[What is required] Exactly reproduce the lines of the listing below from the one containing "Give me the TikZ source for this diagram." through the one containing "(x1b) at (172.5,359)". Skip the images.
Start Data to use
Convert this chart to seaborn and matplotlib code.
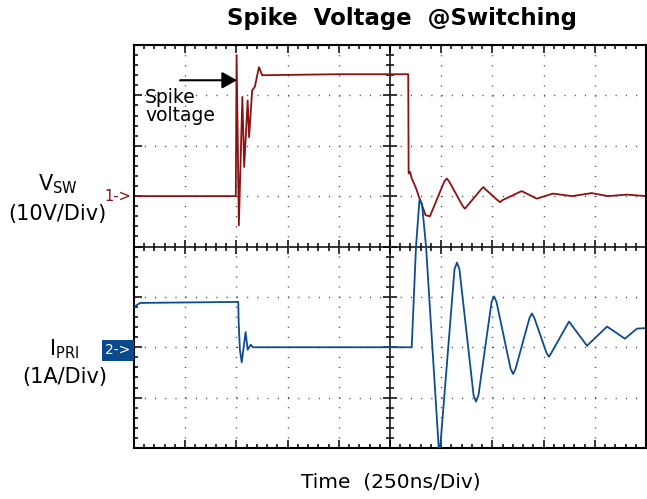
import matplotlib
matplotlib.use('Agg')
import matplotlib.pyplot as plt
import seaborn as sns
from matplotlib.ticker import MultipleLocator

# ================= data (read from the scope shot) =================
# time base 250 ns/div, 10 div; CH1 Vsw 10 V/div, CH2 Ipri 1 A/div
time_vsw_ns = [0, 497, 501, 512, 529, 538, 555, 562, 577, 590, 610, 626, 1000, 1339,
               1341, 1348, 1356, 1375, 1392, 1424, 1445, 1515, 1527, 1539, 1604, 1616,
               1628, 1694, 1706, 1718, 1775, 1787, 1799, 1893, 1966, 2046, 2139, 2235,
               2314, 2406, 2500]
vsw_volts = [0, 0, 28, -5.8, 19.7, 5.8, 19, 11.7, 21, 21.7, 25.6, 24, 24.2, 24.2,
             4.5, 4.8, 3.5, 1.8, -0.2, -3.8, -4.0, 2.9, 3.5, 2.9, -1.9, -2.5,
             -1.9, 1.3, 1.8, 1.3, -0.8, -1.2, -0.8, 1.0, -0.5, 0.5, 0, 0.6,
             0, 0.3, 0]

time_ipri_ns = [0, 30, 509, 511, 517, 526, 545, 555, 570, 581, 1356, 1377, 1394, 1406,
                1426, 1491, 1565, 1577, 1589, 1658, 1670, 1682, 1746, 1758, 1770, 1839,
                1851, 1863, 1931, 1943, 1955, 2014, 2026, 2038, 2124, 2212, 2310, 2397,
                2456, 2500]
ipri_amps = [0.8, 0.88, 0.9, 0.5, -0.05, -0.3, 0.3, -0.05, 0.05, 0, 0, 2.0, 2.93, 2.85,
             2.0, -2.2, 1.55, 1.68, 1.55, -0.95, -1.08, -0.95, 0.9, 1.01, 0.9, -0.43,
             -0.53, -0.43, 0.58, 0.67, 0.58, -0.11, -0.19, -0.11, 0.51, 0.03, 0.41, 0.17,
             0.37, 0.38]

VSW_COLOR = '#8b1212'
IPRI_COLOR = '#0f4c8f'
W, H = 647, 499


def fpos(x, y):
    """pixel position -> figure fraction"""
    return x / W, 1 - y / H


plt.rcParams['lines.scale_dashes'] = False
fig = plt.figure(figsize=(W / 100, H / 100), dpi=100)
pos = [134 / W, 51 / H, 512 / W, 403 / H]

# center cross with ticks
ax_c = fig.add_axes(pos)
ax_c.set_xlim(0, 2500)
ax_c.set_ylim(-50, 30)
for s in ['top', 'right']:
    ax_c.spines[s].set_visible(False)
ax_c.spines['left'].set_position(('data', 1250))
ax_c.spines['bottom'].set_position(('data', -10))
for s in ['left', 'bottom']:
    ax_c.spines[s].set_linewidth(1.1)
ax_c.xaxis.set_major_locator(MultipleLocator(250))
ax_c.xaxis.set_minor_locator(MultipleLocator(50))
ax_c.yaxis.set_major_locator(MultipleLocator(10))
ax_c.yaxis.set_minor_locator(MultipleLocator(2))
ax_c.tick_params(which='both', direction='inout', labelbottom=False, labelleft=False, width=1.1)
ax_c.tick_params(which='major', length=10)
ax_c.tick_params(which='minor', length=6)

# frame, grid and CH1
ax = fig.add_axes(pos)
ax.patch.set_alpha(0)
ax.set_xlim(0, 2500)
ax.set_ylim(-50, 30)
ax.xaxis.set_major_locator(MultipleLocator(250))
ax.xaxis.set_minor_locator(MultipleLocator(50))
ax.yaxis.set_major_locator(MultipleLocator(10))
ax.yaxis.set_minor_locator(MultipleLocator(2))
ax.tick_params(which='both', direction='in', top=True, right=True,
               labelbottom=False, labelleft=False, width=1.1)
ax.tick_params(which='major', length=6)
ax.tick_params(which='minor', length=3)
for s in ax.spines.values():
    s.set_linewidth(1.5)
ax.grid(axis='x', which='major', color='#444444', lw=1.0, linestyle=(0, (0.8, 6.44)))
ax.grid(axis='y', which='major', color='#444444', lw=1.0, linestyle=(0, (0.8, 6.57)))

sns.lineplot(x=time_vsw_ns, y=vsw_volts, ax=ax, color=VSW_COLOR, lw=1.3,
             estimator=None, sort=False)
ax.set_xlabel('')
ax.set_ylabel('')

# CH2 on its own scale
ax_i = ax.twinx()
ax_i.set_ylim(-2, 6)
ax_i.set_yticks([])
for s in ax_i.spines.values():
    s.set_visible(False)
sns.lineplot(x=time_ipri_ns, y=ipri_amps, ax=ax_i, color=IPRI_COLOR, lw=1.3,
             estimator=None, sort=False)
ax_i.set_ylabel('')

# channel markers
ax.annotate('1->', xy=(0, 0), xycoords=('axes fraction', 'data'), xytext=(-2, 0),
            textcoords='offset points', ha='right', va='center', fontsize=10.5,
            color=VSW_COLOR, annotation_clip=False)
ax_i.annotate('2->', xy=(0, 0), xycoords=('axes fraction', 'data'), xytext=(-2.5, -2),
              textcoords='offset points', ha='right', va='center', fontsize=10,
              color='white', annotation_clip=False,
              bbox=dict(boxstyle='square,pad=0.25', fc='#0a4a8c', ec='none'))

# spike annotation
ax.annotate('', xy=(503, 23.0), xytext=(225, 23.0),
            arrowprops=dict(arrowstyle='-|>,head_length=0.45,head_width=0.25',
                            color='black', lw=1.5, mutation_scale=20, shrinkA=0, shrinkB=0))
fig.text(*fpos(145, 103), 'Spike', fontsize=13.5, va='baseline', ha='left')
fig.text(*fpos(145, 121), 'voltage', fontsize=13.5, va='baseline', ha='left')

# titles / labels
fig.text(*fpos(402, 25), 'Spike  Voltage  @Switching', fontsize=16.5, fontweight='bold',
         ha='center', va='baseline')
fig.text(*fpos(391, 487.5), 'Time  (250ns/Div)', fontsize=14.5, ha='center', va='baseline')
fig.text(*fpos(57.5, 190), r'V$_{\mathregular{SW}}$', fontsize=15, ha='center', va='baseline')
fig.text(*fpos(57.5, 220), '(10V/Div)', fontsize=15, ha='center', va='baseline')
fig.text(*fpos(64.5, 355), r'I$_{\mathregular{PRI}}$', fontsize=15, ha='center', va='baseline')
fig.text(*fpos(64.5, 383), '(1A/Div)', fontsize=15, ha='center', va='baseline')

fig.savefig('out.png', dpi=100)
End Data to use
Start Data to use
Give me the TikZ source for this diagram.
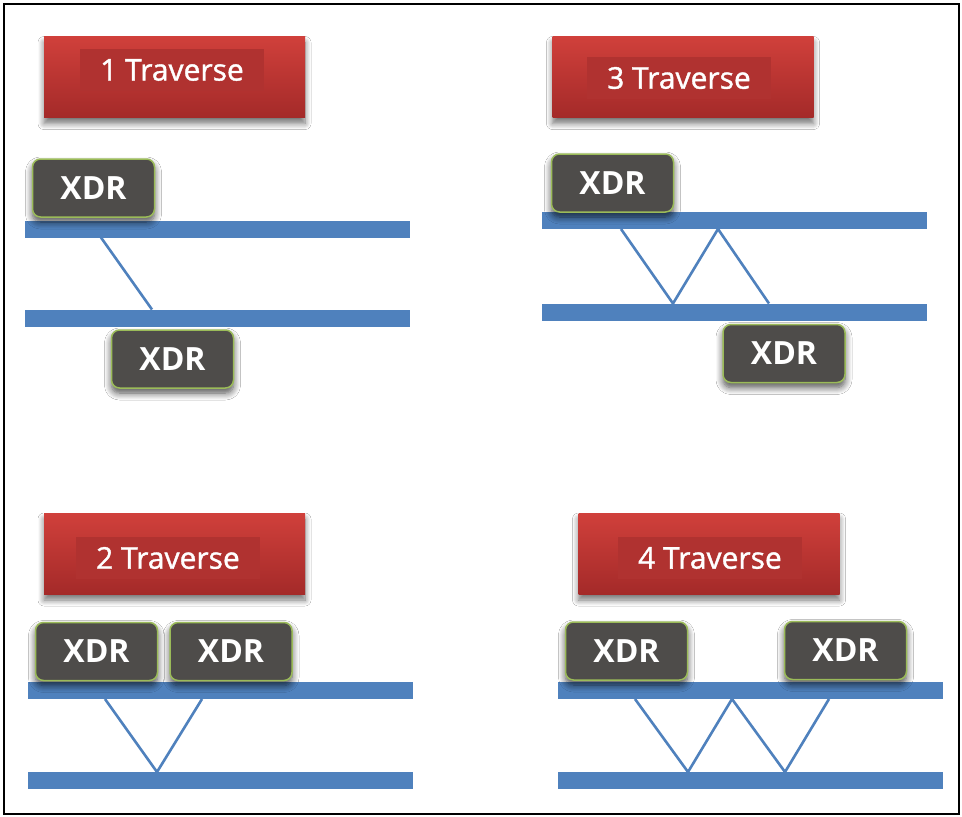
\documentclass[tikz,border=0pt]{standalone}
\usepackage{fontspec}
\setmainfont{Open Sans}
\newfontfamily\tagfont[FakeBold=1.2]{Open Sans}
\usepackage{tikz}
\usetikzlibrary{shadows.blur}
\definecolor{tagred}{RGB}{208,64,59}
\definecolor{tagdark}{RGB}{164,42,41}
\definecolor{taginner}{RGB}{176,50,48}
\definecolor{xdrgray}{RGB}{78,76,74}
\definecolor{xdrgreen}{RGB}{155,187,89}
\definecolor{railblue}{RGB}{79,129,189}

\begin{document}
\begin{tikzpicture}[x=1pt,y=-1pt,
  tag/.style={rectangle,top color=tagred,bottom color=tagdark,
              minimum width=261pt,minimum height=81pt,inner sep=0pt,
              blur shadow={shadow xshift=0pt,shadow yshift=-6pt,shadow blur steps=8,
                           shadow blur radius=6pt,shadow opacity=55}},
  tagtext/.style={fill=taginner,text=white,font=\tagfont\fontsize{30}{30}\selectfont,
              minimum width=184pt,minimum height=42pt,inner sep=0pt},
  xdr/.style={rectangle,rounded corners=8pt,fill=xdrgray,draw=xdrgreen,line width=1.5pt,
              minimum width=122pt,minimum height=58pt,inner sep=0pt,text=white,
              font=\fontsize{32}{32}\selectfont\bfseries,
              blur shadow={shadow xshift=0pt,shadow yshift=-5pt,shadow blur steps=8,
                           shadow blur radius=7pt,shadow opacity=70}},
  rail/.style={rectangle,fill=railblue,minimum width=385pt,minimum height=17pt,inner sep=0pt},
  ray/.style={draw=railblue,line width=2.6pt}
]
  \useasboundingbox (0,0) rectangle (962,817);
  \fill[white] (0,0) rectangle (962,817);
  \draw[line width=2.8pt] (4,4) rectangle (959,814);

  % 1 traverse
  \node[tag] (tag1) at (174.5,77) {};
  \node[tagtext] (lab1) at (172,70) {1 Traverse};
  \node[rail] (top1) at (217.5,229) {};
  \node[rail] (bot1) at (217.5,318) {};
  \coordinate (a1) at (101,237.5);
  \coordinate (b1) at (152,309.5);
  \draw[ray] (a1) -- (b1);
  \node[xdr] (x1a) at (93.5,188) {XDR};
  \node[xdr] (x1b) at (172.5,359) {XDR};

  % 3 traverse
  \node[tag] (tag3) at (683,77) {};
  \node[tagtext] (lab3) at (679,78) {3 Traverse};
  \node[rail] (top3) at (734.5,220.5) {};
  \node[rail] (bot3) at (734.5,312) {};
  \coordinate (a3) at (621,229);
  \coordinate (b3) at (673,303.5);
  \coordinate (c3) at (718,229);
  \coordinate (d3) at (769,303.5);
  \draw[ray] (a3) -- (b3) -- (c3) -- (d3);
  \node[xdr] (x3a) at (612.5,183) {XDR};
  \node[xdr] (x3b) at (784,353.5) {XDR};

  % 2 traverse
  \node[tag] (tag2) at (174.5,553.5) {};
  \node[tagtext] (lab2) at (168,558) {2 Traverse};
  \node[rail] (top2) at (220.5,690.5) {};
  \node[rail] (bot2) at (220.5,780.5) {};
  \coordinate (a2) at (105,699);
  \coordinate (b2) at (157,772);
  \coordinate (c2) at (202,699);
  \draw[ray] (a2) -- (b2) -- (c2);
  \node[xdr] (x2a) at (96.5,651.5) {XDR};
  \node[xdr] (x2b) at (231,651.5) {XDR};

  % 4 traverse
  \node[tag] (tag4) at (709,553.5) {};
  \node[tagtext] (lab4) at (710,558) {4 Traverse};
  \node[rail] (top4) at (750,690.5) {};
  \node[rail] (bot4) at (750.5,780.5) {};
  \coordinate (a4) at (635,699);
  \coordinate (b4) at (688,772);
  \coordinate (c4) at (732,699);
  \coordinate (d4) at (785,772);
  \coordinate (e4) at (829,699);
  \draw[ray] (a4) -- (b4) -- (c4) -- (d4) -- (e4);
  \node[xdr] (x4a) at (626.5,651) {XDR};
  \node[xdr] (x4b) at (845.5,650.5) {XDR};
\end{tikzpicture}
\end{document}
End Data to use
[Final result]
Give me the TikZ source for this diagram.
\documentclass[tikz,border=0pt]{standalone}
\usepackage{fontspec}
\setmainfont{Open Sans}
\newfontfamily\tagfont[FakeBold=1.2]{Open Sans}
\usepackage{tikz}
\usetikzlibrary{shadows.blur}
\definecolor{tagred}{RGB}{208,64,59}
\definecolor{tagdark}{RGB}{164,42,41}
\definecolor{taginner}{RGB}{176,50,48}
\definecolor{xdrgray}{RGB}{78,76,74}
\definecolor{xdrgreen}{RGB}{155,187,89}
\definecolor{railblue}{RGB}{79,129,189}

\begin{document}
\begin{tikzpicture}[x=1pt,y=-1pt,
  tag/.style={rectangle,top color=tagred,bottom color=tagdark,
              minimum width=261pt,minimum height=81pt,inner sep=0pt,
              blur shadow={shadow xshift=0pt,shadow yshift=-6pt,shadow blur steps=8,
                           shadow blur radius=6pt,shadow opacity=55}},
  tagtext/.style={fill=taginner,text=white,font=\tagfont\fontsize{30}{30}\selectfont,
              minimum width=184pt,minimum height=42pt,inner sep=0pt},
  xdr/.style={rectangle,rounded corners=8pt,fill=xdrgray,draw=xdrgreen,line width=1.5pt,
              minimum width=122pt,minimum height=58pt,inner sep=0pt,text=white,
              font=\fontsize{32}{32}\selectfont\bfseries,
              blur shadow={shadow xshift=0pt,shadow yshift=-5pt,shadow blur steps=8,
                           shadow blur radius=7pt,shadow opacity=70}},
  rail/.style={rectangle,fill=railblue,minimum width=385pt,minimum height=17pt,inner sep=0pt},
  ray/.style={draw=railblue,line width=2.6pt}
]
  \useasboundingbox (0,0) rectangle (962,817);
  \fill[white] (0,0) rectangle (962,817);
  \draw[line width=2.8pt] (4,4) rectangle (959,814);

  % 1 traverse
  \node[tag] (tag1) at (174.5,77) {};
  \node[tagtext] (lab1) at (172,70) {1 Traverse};
  \node[rail] (top1) at (217.5,229) {};
  \node[rail] (bot1) at (217.5,318) {};
  \coordinate (a1) at (101,237.5);
  \coordinate (b1) at (152,309.5);
  \draw[ray] (a1) -- (b1);
  \node[xdr] (x1a) at (93.5,188) {XDR};
  \node[xdr] (x1b) at (172.5,359) {XDR};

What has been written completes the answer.